## EXERCISE GOAL:
Here are records with pictures in them. Copy all of them exactly and leave the pictures out.

## DATASET ROWS:
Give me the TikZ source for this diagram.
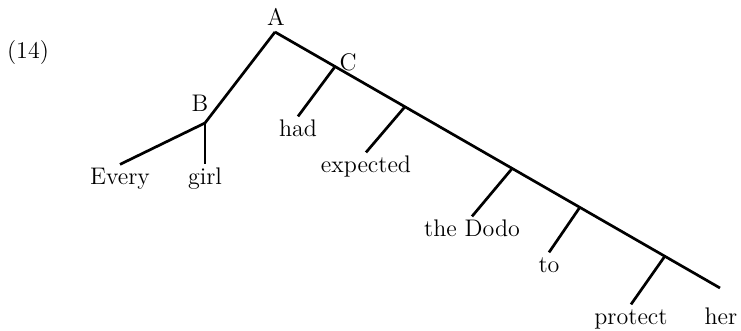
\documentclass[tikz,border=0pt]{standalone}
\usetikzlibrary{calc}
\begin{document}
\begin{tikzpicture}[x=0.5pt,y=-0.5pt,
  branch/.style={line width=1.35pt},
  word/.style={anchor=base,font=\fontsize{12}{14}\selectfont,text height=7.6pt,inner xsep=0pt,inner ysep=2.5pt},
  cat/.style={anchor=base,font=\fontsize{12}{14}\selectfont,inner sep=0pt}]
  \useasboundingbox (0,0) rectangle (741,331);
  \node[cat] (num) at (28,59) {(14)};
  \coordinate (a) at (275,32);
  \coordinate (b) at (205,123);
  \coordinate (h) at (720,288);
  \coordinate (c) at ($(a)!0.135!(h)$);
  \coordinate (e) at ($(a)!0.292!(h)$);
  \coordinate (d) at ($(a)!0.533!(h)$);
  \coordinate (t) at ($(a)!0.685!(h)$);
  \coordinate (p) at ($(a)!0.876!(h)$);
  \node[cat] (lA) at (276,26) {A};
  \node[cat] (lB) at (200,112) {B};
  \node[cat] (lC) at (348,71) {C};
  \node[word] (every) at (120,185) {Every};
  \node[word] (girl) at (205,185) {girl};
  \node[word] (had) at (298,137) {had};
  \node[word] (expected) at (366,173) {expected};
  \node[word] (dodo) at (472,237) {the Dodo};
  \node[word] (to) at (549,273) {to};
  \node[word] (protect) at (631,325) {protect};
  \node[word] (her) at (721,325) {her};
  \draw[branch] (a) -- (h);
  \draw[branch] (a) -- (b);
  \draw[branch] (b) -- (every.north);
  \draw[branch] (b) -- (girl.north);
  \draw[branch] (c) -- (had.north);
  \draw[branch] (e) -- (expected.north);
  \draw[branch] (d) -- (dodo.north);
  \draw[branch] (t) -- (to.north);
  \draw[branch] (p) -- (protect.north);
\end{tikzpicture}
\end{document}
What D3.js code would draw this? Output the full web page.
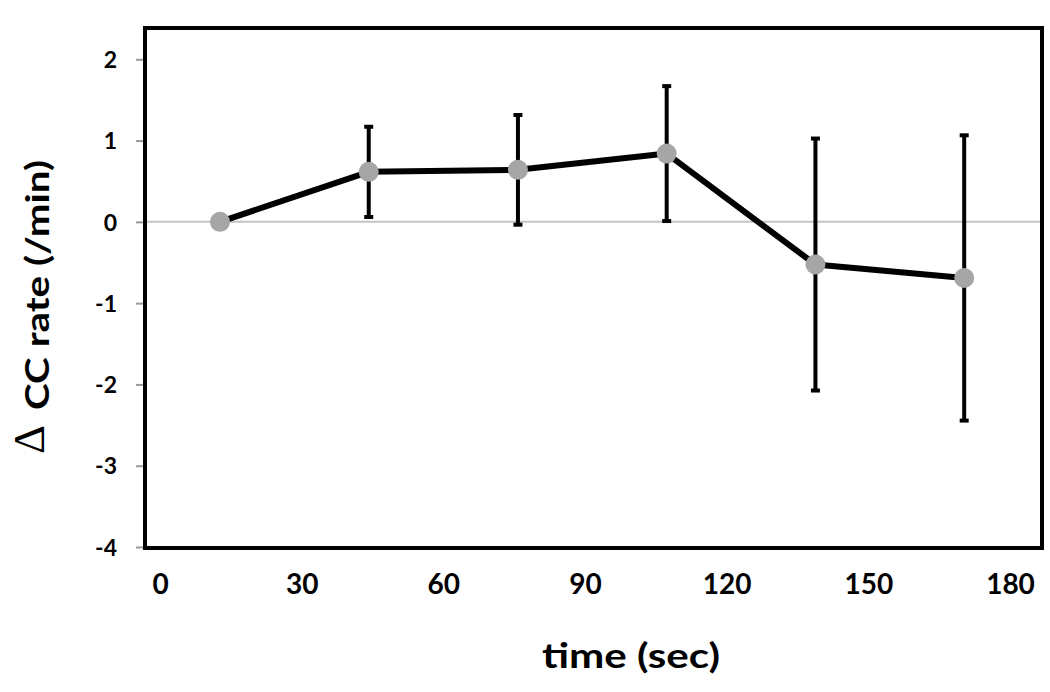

## SOLUTION FOR THIS EXERCISE:
Give me the TikZ source for this diagram.
\documentclass[tikz,border=0pt]{standalone}
\usetikzlibrary{calc}
\begin{document}
\begin{tikzpicture}[x=0.5pt,y=-0.5pt,
  branch/.style={line width=1.35pt},
  word/.style={anchor=base,font=\fontsize{12}{14}\selectfont,text height=7.6pt,inner xsep=0pt,inner ysep=2.5pt},
  cat/.style={anchor=base,font=\fontsize{12}{14}\selectfont,inner sep=0pt}]
  \useasboundingbox (0,0) rectangle (741,331);
  \node[cat] (num) at (28,59) {(14)};
  \coordinate (a) at (275,32);
  \coordinate (b) at (205,123);
  \coordinate (h) at (720,288);
  \coordinate (c) at ($(a)!0.135!(h)$);
  \coordinate (e) at ($(a)!0.292!(h)$);
  \coordinate (d) at ($(a)!0.533!(h)$);
  \coordinate (t) at ($(a)!0.685!(h)$);
  \coordinate (p) at ($(a)!0.876!(h)$);
  \node[cat] (lA) at (276,26) {A};
  \node[cat] (lB) at (200,112) {B};
  \node[cat] (lC) at (348,71) {C};
  \node[word] (every) at (120,185) {Every};
  \node[word] (girl) at (205,185) {girl};
  \node[word] (had) at (298,137) {had};
  \node[word] (expected) at (366,173) {expected};
  \node[word] (dodo) at (472,237) {the Dodo};
  \node[word] (to) at (549,273) {to};
  \node[word] (protect) at (631,325) {protect};
  \node[word] (her) at (721,325) {her};
  \draw[branch] (a) -- (h);
  \draw[branch] (a) -- (b);
  \draw[branch] (b) -- (every.north);
  \draw[branch] (b) -- (girl.north);
  \draw[branch] (c) -- (had.north);
  \draw[branch] (e) -- (expected.north);
  \draw[branch] (d) -- (dodo.north);
  \draw[branch] (t) -- (to.north);
  \draw[branch] (p) -- (protect.north);
\end{tikzpicture}
\end{document}
What D3.js code would draw this? Output the full web page.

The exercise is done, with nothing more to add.